Axioms are not empirically derived, they are empirically INSPIRED. We still teach the pythagorean theorem in school even though it has been "falsified" by general relativity.

homie how the FRICK do you discover math without OBSERVING the world? Axioms are just generalizations based on past experience, it’s not magic. And by the way, here is a pro tip to help make your religion sound a little more reasonable: drop the idea of “bigger” infinities, and instead talk about “denser” infinities. The integers are denser than the evens, the rationals are denser than the integers, and the reals are denser than the rationals. But they’re all infinite so comparing their absolute size is moronic. There, so much better. You’re welcome.

both of you are metaphysically moronic

>>>/x/

Humans don't have the ability to conceive the infinite to begin with, you're not supposed to "get it"

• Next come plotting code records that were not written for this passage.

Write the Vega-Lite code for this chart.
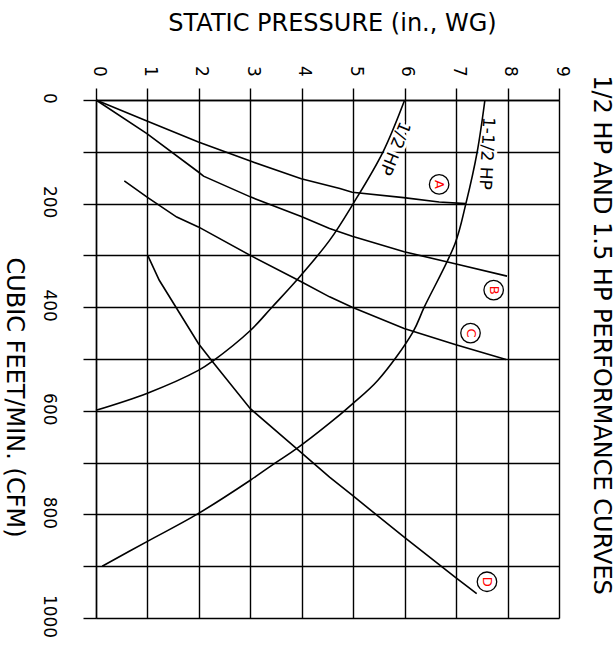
{
  "$schema": "https://vega.github.io/schema/vega-lite/v6.json",
  "width": 463,
  "height": 518,
  "autosize": {"type": "none"},
  "padding": {"left": 96, "top": 100, "right": 56, "bottom": 28},
  "background": "white",
  "title": {
    "text": "1/2 HP AND 1.5 HP PERFORMANCE CURVES",
    "orient": "right",
    "angle": 90,
    "anchor": "middle",
    "baseline": "alphabetic",
    "offset": 0,
    "dx": -24,
    "font": "DejaVu Sans",
    "fontSize": 24,
    "fontWeight": "normal",
    "color": "#000"
  },
  "config": {"view": {"stroke": null}},
  "datasets": {
    "curves": [
      {"series": "1/2 HP", "p": 6.0, "cfm": 0},
      {"series": "1/2 HP", "p": 5.58, "cfm": 100},
      {"series": "1/2 HP", "p": 5.0, "cfm": 200},
      {"series": "1/2 HP", "p": 4.54, "cfm": 271},
      {"series": "1/2 HP", "p": 3.9, "cfm": 348},
      {"series": "1/2 HP", "p": 3.42, "cfm": 400},
      {"series": "1/2 HP", "p": 3.0, "cfm": 445},
      {"series": "1/2 HP", "p": 2.27, "cfm": 504},
      {"series": "1/2 HP", "p": 1.99, "cfm": 522},
      {"series": "1/2 HP", "p": 1.0, "cfm": 566},
      {"series": "1/2 HP", "p": 0, "cfm": 599},
      {"series": "1-1/2 HP", "p": 7.56, "cfm": 0},
      {"series": "1-1/2 HP", "p": 7.41, "cfm": 100},
      {"series": "1-1/2 HP", "p": 7.19, "cfm": 200},
      {"series": "1-1/2 HP", "p": 6.98, "cfm": 277},
      {"series": "1-1/2 HP", "p": 6.38, "cfm": 400},
      {"series": "1-1/2 HP", "p": 6.16, "cfm": 448},
      {"series": "1-1/2 HP", "p": 5.48, "cfm": 541},
      {"series": "1-1/2 HP", "p": 4.98, "cfm": 587},
      {"series": "1-1/2 HP", "p": 4.54, "cfm": 624},
      {"series": "1-1/2 HP", "p": 3.9, "cfm": 673},
      {"series": "1-1/2 HP", "p": 3.48, "cfm": 701},
      {"series": "1-1/2 HP", "p": 3.0, "cfm": 734},
      {"series": "1-1/2 HP", "p": 1.96, "cfm": 800},
      {"series": "1-1/2 HP", "p": 1.0, "cfm": 852},
      {"series": "1-1/2 HP", "p": 0.12, "cfm": 900}
    ],
    "systems": [
      {"series": "A", "p": 0, "cfm": 0},
      {"series": "A", "p": 0.99, "cfm": 40.5},
      {"series": "A", "p": 1.99, "cfm": 81},
      {"series": "A", "p": 3.0, "cfm": 118},
      {"series": "A", "p": 3.99, "cfm": 152},
      {"series": "A", "p": 4.74, "cfm": 171},
      {"series": "A", "p": 4.98, "cfm": 178},
      {"series": "A", "p": 5.98, "cfm": 188.5},
      {"series": "A", "p": 6.67, "cfm": 197},
      {"series": "A", "p": 7.19, "cfm": 200},
      {"series": "B", "p": 0, "cfm": 0},
      {"series": "B", "p": 0.99, "cfm": 65},
      {"series": "B", "p": 1.99, "cfm": 139},
      {"series": "B", "p": 2.09, "cfm": 147},
      {"series": "B", "p": 3.0, "cfm": 187},
      {"series": "B", "p": 3.99, "cfm": 225},
      {"series": "B", "p": 4.54, "cfm": 248},
      {"series": "B", "p": 4.98, "cfm": 263},
      {"series": "B", "p": 5.99, "cfm": 293},
      {"series": "B", "p": 6.98, "cfm": 316},
      {"series": "B", "p": 7.99, "cfm": 340},
      {"series": "C", "p": 0.55, "cfm": 156},
      {"series": "C", "p": 1.0, "cfm": 188},
      {"series": "C", "p": 1.57, "cfm": 226},
      {"series": "C", "p": 1.99, "cfm": 245},
      {"series": "C", "p": 3.0, "cfm": 300},
      {"series": "C", "p": 3.99, "cfm": 351},
      {"series": "C", "p": 4.54, "cfm": 380},
      {"series": "C", "p": 4.98, "cfm": 400},
      {"series": "C", "p": 5.99, "cfm": 441},
      {"series": "C", "p": 6.98, "cfm": 472},
      {"series": "C", "p": 7.97, "cfm": 501},
      {"series": "D", "p": 1.01, "cfm": 301},
      {"series": "D", "p": 1.23, "cfm": 348},
      {"series": "D", "p": 1.99, "cfm": 470},
      {"series": "D", "p": 2.27, "cfm": 506},
      {"series": "D", "p": 3.0, "cfm": 596},
      {"series": "D", "p": 3.9, "cfm": 673},
      {"series": "D", "p": 4.54, "cfm": 728},
      {"series": "D", "p": 4.98, "cfm": 763},
      {"series": "D", "p": 5.99, "cfm": 844},
      {"series": "D", "p": 6.98, "cfm": 921},
      {"series": "D", "p": 7.4, "cfm": 953}
    ],
    "markers": [
      {"letter": "A", "p": 6.67, "cfm": 163},
      {"letter": "B", "p": 7.73, "cfm": 367},
      {"letter": "C", "p": 7.28, "cfm": 450},
      {"letter": "D", "p": 7.6, "cfm": 930}
    ],
    "labels": [
      {"text": "1/2 HP", "p": 5.8, "cfm": 93},
      {"text": "1-1/2 HP", "p": 7.59, "cfm": 103}
    ]
  },
  "encoding": {
    "x": {
      "field": "p",
      "type": "quantitative",
      "scale": {"domain": [0, 9], "nice": false, "zero": false},
      "axis": {
        "orient": "top",
        "values": [0, 1, 2, 3, 4, 5, 6, 7, 8, 9],
        "grid": true,
        "gridColor": "#000",
        "gridWidth": 1.4,
        "gridOpacity": 1,
        "domain": true,
        "domainColor": "#000",
        "domainWidth": 1.4,
        "ticks": true,
        "tickSize": 12,
        "tickColor": "#000",
        "tickWidth": 1.4,
        "labelAngle": 90,
        "labelAlign": "center",
        "labelBaseline": "alphabetic",
        "labelPadding": 17,
        "labelOffset": -3,
        "labelFont": "DejaVu Sans",
        "labelFontSize": 17,
        "labelColor": "#000",
        "labelOverlap": false,
        "labelFlush": false,
        "labelBound": false,
        "title": "STATIC PRESSURE (in., WG)",
        "titleFont": "DejaVu Sans",
        "titleFontSize": 24,
        "titleFontWeight": "normal",
        "titleColor": "#000",
        "titleAngle": 0,
        "titleX": 236,
        "titleY": -70,
        "titleAlign": "center",
        "titleBaseline": "alphabetic"
      }
    },
    "y": {
      "field": "cfm",
      "type": "quantitative",
      "scale": {"domain": [0, 1000], "nice": false, "zero": false, "reverse": true},
      "axis": {
        "orient": "left",
        "values": [0, 100, 200, 300, 400, 500, 600, 700, 800, 900, 1000],
        "format": "d",
        "labelExpr": "datum.value % 200 === 0 ? datum.label : ''",
        "grid": true,
        "gridColor": "#000",
        "gridWidth": 1.4,
        "gridOpacity": 1,
        "domain": true,
        "domainColor": "#000",
        "domainWidth": 1.4,
        "ticks": true,
        "tickSize": 13,
        "tickColor": "#000",
        "tickWidth": 1.4,
        "labelAngle": 90,
        "labelAlign": "center",
        "labelBaseline": "alphabetic",
        "labelPadding": 40,
        "labelOffset": -2,
        "labelFont": "DejaVu Sans",
        "labelFontSize": 17,
        "labelColor": "#000",
        "labelOverlap": false,
        "labelFlush": false,
        "labelBound": false,
        "title": "CUBIC FEET/MIN. (CFM)",
        "titleFont": "DejaVu Sans",
        "titleFontSize": 24,
        "titleFontWeight": "normal",
        "titleColor": "#000",
        "titleAngle": 90,
        "titleX": -90,
        "titleY": 297,
        "titleAlign": "center",
        "titleBaseline": "alphabetic"
      }
    }
  },
  "layer": [
    {
      "data": {"name": "labels"},
      "transform": [{"filter": "datum.text === '1/2 HP'"}],
      "mark": {"type": "text", "angle": 112, "align": "center", "baseline": "middle", "font": "DejaVu Sans", "fontSize": 17, "fill": "white", "stroke": "white", "strokeWidth": 6},
      "encoding": {"text": {"field": "text"}}
    },
    {
      "data": {"name": "labels"},
      "transform": [{"filter": "datum.text === '1-1/2 HP'"}],
      "mark": {"type": "text", "angle": 93, "align": "center", "baseline": "middle", "font": "DejaVu Sans", "fontSize": 17, "fill": "white", "stroke": "white", "strokeWidth": 6},
      "encoding": {"text": {"field": "text"}}
    },
    {
      "data": {"name": "curves"},
      "mark": {"type": "line", "interpolate": "catmull-rom", "color": "#000", "strokeWidth": 1.6},
      "encoding": {"detail": {"field": "series"}, "order": {"value": null}}
    },
    {
      "data": {"name": "systems"},
      "mark": {"type": "line", "interpolate": "linear", "color": "#000", "strokeWidth": 1.6},
      "encoding": {"detail": {"field": "series"}, "order": {"value": null}}
    },
    {
      "data": {"name": "markers"},
      "mark": {"type": "point", "shape": "circle", "size": 380, "filled": false, "stroke": "#000", "strokeWidth": 1.3, "opacity": 1},
      "encoding": {}
    },
    {
      "data": {"name": "markers"},
      "mark": {"type": "text", "angle": 90, "align": "center", "baseline": "middle", "font": "DejaVu Sans", "fontSize": 13, "color": "#ff0000"},
      "encoding": {"text": {"field": "letter"}}
    },
    {
      "data": {"name": "labels"},
      "transform": [{"filter": "datum.text === '1/2 HP'"}],
      "mark": {"type": "text", "angle": 112, "align": "center", "baseline": "middle", "font": "DejaVu Sans", "fontSize": 17, "color": "#000"},
      "encoding": {"text": {"field": "text"}}
    },
    {
      "data": {"name": "labels"},
      "transform": [{"filter": "datum.text === '1-1/2 HP'"}],
      "mark": {"type": "text", "angle": 93, "align": "center", "baseline": "middle", "font": "DejaVu Sans", "fontSize": 17, "color": "#000"},
      "encoding": {"text": {"field": "text"}}
    }
  ]
}
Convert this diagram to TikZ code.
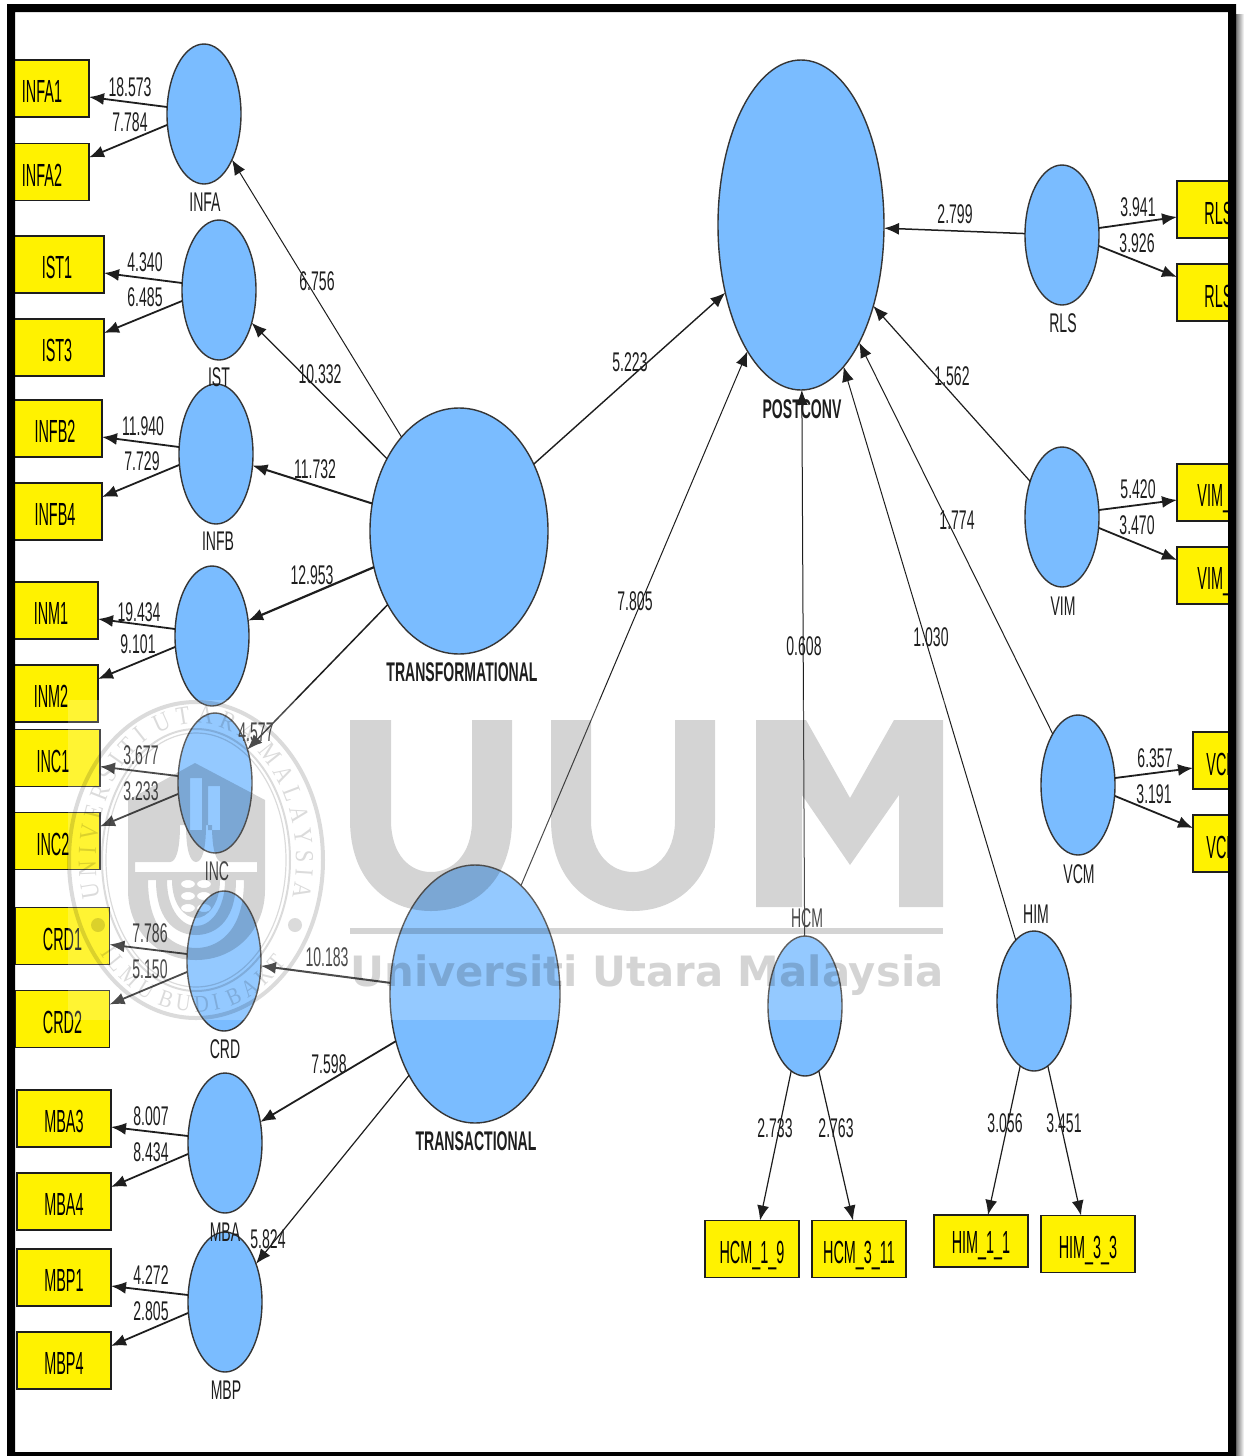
\documentclass[tikz,border=0pt]{standalone}
\usepackage{fontspec}
\usetikzlibrary{arrows.meta,shapes.geometric,decorations.text}
\setmainfont{Liberation Sans}
\newfontfamily\lab[FakeStretch=0.52]{Liberation Sans}
\newfontfamily\boxfont[FakeStretch=0.45]{Liberation Sans}
\newfontfamily\sealfont[FakeStretch=0.85]{Liberation Serif}
\newfontfamily\wmfont{DejaVu Sans}
\definecolor{lvblue}{HTML}{7ABCFF}
\definecolor{inkc}{HTML}{1E1E1E}
\tikzset{
  lv/.style={ellipse,draw=inkc!90,line width=.7pt,fill=lvblue,inner sep=0pt,outer sep=0pt,minimum width=#1},
  lv/.default=37pt,
  small lv/.style={lv,minimum width=37pt,minimum height=70pt},
  ind/.style={rectangle,draw=inkc,line width=.8pt,fill=yellow,inner sep=0pt,outer sep=0pt,
     minimum width=47pt,minimum height=28.5pt,text height=14.2pt,text depth=0pt,font=\boxfont\fontsize{16}{16}\selectfont},
  endtext/.style={inner sep=0pt,anchor=west,text height=11.5pt,text depth=0pt,font=\boxfont\fontsize{16}{16}\selectfont},
  nm/.style={inner sep=0pt,font=\lab\fontsize{13.5}{13.5}\selectfont,text=inkc},
  bnm/.style={inner sep=0pt,font=\lab\bfseries\fontsize{13.5}{13.5}\selectfont,text=inkc},
  pth/.style={inner sep=0pt,font=\lab\fontsize{13.5}{13.5}\selectfont,text=inkc},
  arr/.style={-{Latex[length=7.5pt,width=6pt]},draw=inkc,line width=#1},
  arr/.default=.9pt
}
\newcommand{\indicL}[3]{%
  \draw[arr] ([yshift=3.5pt]#1.west) -- ([yshift=-4.25pt]#2.east);
  \draw[arr] ([yshift=-5.5pt]#1.west) -- ([yshift=7.25pt]#3.east);}
\newcommand{\indicR}[3]{%
  \draw[arr] ([yshift=3.5pt]#1.east) -- ([yshift=-3.75pt]#2.west);
  \draw[arr] ([yshift=-5.5pt]#1.east) -- ([yshift=7.75pt]#3.west);}
\begin{document}
\begin{tikzpicture}[x=.5pt,y=-.5pt]
\useasboundingbox (0,0) rectangle (1244,1456);
\fill[white] (0,0) rectangle (1244,1456);
% shadow of the frame
\shade[left color=black!55,right color=white] (1236,14) rectangle (1244,1456);

\begin{scope}
\clip (15,12) rectangle (1228,1452);
% indicators, left
\foreach \n/\x/\y/\t in {
 INFAa/42/88.5/INFA1, INFAb/42/172/INFA2,
 ISTa/57/264.5/IST1, ISTb/57/347.5/IST3,
 INFBa/55/428.5/INFB2, INFBb/55/511.5/INFB4,
 INMa/51/610.5/INM1, INMb/51/693.5/INM2,
 INCa/53/758/INC1, INCb/53/841/INC2,
 CRDa/62.5/936/CRD1, CRDb/62.5/1019/CRD2,
 MBAa/64/1118.5/MBA3, MBAb/64/1201.5/MBA4,
 MBPa/64/1277.5/MBP1, MBPb/64/1360.5/MBP4}
 { \node[ind] (\n) at (\x,\y) {\t}; }
% indicators, right (cut by the frame)
\foreach \n/\x/\y in {RLSa/1224/209.5, RLSb/1224/292.5, VIMa/1224/492.5, VIMb/1224/575.5, VCMa/1240/760.5, VCMb/1240/843.5}
 { \node[ind] (\n) at (\x,\y) {}; }
\node[endtext] (RLSat) at (1204,212.5) {RLS};
\node[endtext] (RLSbt) at (1204,295.5) {RLS};
\node[endtext] (VIMat) at (1197,495) {VIM\_};
\node[endtext] (VIMbt) at (1197,578) {VIM\_};
\node[endtext] (VCMat) at (1206,764) {VCM};
\node[endtext] (VCMbt) at (1206,847) {VCM};
% indicators, bottom
\node[ind] (HCMa) at (752,1249) {HCM\_1\_9};
\node[ind] (HCMb) at (859,1249) {HCM\_3\_11};
\node[ind,minimum height=26pt,text height=12pt] (HIMa) at (981,1241) {HIM\_1\_1};
\node[ind] (HIMb) at (1088,1244) {HIM\_3\_3};
% latent variables
\foreach \n/\x/\y in {INFA/204/114, IST/219/290, INFB/216/454, INM/212/636, INC/215/783, CRD/224/961, MBA/225/1143, MBP/225/1302,
  RLS/1062/235, VIM/1062/517, VCM/1078/785, HCM/805/1006, HIM/1034/1001}
 { \node[small lv] (\n) at (\x,\y) {}; }
\node[lv,minimum width=89pt,minimum height=123pt] (TF) at (459,531) {};
\node[lv,minimum width=85pt,minimum height=129pt] (TS) at (475,994) {};
\node[lv,minimum width=83pt,minimum height=165pt] (PC) at (801,225) {};
% connectors
\indicL{INFA}{INFAa}{INFAb}
\indicL{IST}{ISTa}{ISTb}
\indicL{INFB}{INFBa}{INFBb}
\indicL{INM}{INMa}{INMb}
\indicL{INC}{INCa}{INCb}
\indicL{CRD}{CRDa}{CRDb}
\indicL{MBA}{MBAa}{MBAb}
\indicL{MBP}{MBPa}{MBPb}
\indicR{RLS}{RLSa}{RLSb}
\indicR{VIM}{VIMa}{VIMb}
\indicR{VCM}{VCMa}{VCMb}
\draw[arr=.6pt] (HCM.-102) -- ([xshift=4pt]HCMa.north);
\draw[arr=.6pt] (HCM.-78) -- ([xshift=-3pt]HCMb.north);
\draw[arr=.6pt] (HIM.-102) -- ([xshift=3.5pt]HIMa.north);
\draw[arr=.6pt] (HIM.-78) -- ([xshift=-3.5pt]HIMb.north);
\draw[arr=.5pt] (TF) -- (INFA);
\draw[arr=.65pt] (TF) -- (IST);
\draw[arr=1pt] (TF) -- (INFB);
\draw[arr=1.1pt] (TF) -- (INM);
\draw[arr=.75pt] (TF) -- (INC);
\draw[arr=1pt] (TS) -- (CRD);
\draw[arr=.9pt] (TS) -- (MBA);
\draw[arr=.6pt] (TS) -- (MBP);
\draw[arr=.7pt] (TF) -- (PC);
\draw[arr=.5pt] (TS) -- (PC);
\draw[arr=.75pt] (RLS) -- (PC);
\draw[arr=.6pt] (VIM) -- (PC);
\draw[arr=.5pt] (VCM) -- (PC);
\draw[arr=.5pt] (HCM) -- (PC);
\draw[arr=.5pt] (HIM) -- (PC);
% names of the latent variables
\foreach \n/\x/\y/\t in {INFA/205/202/INFA, IST/219/377/IST, INFB/218/541/INFB, INC/217/871/INC, CRD/225/1049/CRD, MBA/225/1232/MBA, MBP/226/1390/MBP,
  RLS/1063/323/RLS, VIM/1063/606/VIM, VCM/1079/874/VCM, HCM/807/918/HCM, HIM/1036/914/HIM}
 { \node[nm] (t\n) at (\x,\y) {\t}; }
\node[bnm] (tTF) at (462,672) {TRANSFORMATIONAL};
\node[bnm] (tTS) at (476,1141) {TRANSACTIONAL};
\node[bnm] (tPC) at (802,409) {POSTCONV};
% path values
\foreach \n/\x/\y/\t in {
 a/130/87/18.573, b/130/122/7.784, c/145/262/4.340, d/145/297/6.485, e/143/426/11.940, f/142/461/7.729,
 g/139/612/19.434, h/138/644/9.101, i/141/755/3.677, j/141/791/3.233, k/150/933/7.786, l/150/969/5.150,
 m/151/1116/8.007, n/151/1152/8.434, o/151/1275/4.272, p/151/1311/2.805,
 q/317/281/6.756, r/320/374/10.332, s/315/469/11.732, u/312/575/12.953, v/256/732/4.577,
 w/327/957/10.183, x/329/1064/7.598, y/268/1239/5.824, z/630/362/5.223,
 aa/635/601/7.805, ab/804/646/0.608, ac/931/637/1.030, ad/957/520/1.774, ae/952/376/1.562, af/955/214/2.799,
 ag/1138/207/3.941, ah/1137/243/3.926, ai/1138/489/5.420, aj/1137/525/3.470, ak/1155/758/6.357, al/1154/794/3.191,
 am/775/1128/2.733, an/836/1128/2.763, ao/1005/1123/3.056, ap/1064/1123/3.451}
 { \node[pth] (p\n) at (\x,\y) {\t}; }
\end{scope}

% watermark
\fill[white,opacity=.2] (68,700) rectangle (945,1020);
\begin{scope}[opacity=.17]
 % letters U U M
 \fill (350,720)--(391,720)--(391,820)..controls (391,855) and (410,872)..(431,872)..controls (452,872) and (472,855)..(472,820)--(472,720)--(512,720)--(512,820)..controls (512,880) and (475,911)..(431,911)..controls (387,911) and (350,880)..(350,820)--cycle;
 \fill (551,720)--(591,720)--(591,820)..controls (591,855) and (612,872)..(633,872)..controls (654,872) and (675,855)..(675,820)--(675,720)--(715,720)--(715,820)..controls (715,880) and (677,911)..(633,911)..controls (589,911) and (551,880)..(551,820)--cycle;
 \fill (756,720)--(806,720)--(850,798)--(894,720)--(943,720)--(943,907)--(899,907)--(899,795)--(850,865)--(802,795)--(802,907)--(756,907)--cycle;
 \fill (350,928) rectangle (943,934);
 \node[inner sep=0pt,anchor=base west] (wmtext) at (350,986) {\resizebox{296.5pt}{!}{\wmfont\bfseries Universiti Utara Malaysia}};
 % shield with its cut-outs
 \fill[even odd rule]
   (128,800)--(195,763)--(265,800)--(265,890)..controls (265,930) and (235,960)..(196,960)..controls (157,960) and (128,930)..(128,890)--cycle
   (190,778) rectangle (202,830)
   (208,786) rectangle (220,830)
   (135,862)--(170,862)..controls (176,862) and (180,850)..(180,825)--(186,825)..controls (186,850) and (190,862)..(196,862)..controls (202,862) and (206,850)..(206,825)--(212,825)..controls (212,850) and (216,862)..(222,862)--(257,862)--(257,872)--(135,872)--cycle
   (148,880)--(156,880)..controls (156,925) and (180,935)..(196,935)..controls (212,935) and (236,925)..(236,880)--(244,880)..controls (244,935) and (215,948)..(196,948)..controls (177,948) and (148,935)..(148,880)--cycle
   (167,880)--(172,880)..controls (172,905) and (185,918)..(196,918)..controls (207,918) and (220,905)..(220,880)--(225,880)..controls (225,910) and (210,926)..(196,926)..controls (182,926) and (167,910)..(167,880)--cycle
   (188,884) ellipse [x radius=3.5pt,y radius=2pt]
   (204,884) ellipse [x radius=3.5pt,y radius=2pt]
   (188,896) ellipse [x radius=3.5pt,y radius=2pt]
   (204,896) ellipse [x radius=3.5pt,y radius=2pt]
   (188,908) ellipse [x radius=3.5pt,y radius=2pt]
   (204,908) ellipse [x radius=3.5pt,y radius=2pt];
\end{scope}
\begin{scope}[opacity=.14]
 \draw[line width=2pt] (196,860) ellipse [x radius=63.5pt,y radius=79pt];
 \draw[line width=1pt] (196,860) ellipse [x radius=47pt,y radius=65.5pt];
 \draw[line width=.6pt] (196,860) ellipse [x radius=45pt,y radius=63.5pt];
 \fill (98,925) circle [radius=3.5pt];
 \fill (295,925) circle [radius=3.5pt];
 \path[decorate,decoration={text along path,text align=center,
   text={|\sealfont\fontsize{13}{13}\selectfont|U N I V E R S I T I{ }{ }U T A R A{ }{ }M A L A Y S I A}}]
   (102,907) arc[start angle=200,end angle=-20,x radius=50pt,y radius=68.5pt];
 \path[decorate,decoration={text along path,text align=center,
   text={|\sealfont\fontsize{12}{12}\selectfont|I L M U{ }{ }B U D I{ }{ }B A K T I}}]
   (110,967.5) arc[start angle=225,end angle=315,x radius=61pt,y radius=76pt];
\end{scope}

% frame
\fill[black,even odd rule] (7,4) rectangle (1236,1456) (15,12) rectangle (1228,1452);
\end{tikzpicture}
\end{document}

These are forces beyond what most humans have the capacity to properly calculate

Just think about infinites as rates of change, it naturally lends itself to the idea of different sizes of infinity

Infinity isn't "big" to begin with.

We need a century-long moratorium on use of the word "infinite".

It cannot, endless is a synonym for infinite and there is no 2 sizes of endless

It's just a larp

Wrong, "even more endless"

>muh more nonstop process

infinity is a continuum, some are bigger than others.

There's basically two concepts.

The first is correspondence. If all of the elements in one set can be made to uniquely correspond to elements in another set, that other set is either the same size or bigger. As an example, we know that all of the rationals are "countable" because it is possible to establish a 1-1 correspondence between the rationals and the natural numbers.

The other concept is coverage. If a set "covers" another set in the sense that every element in the inner set is also guaranteed to be within the outer set, we say the outer set is at least as large as the inner set. in this case, we see the rationals cover the integers (because every single is in between two rationals of finite size). In this sense, the rationals can be argued to be larger than the integers, because it not only covers the integers, but has an impossibly large collection of elements between every two integers.

Because infinity is not a number, it's a different concept. More like a direction, or a vector with no specified magnitude: "Just keep going that way... forever." Or a vector with infinite magnitude, but that's a circular definition, which is dumb. Don't be dumb.

Anyway you can still make comparisons: There are infinite integers, but there's twice as many integers as there are odd integers.

Just don't think it's a number or you'll be like Georg Cantor and you'll go nuts.

A line and a plane are both infinite.

But the plane is bigger when viewed from our higher 3D.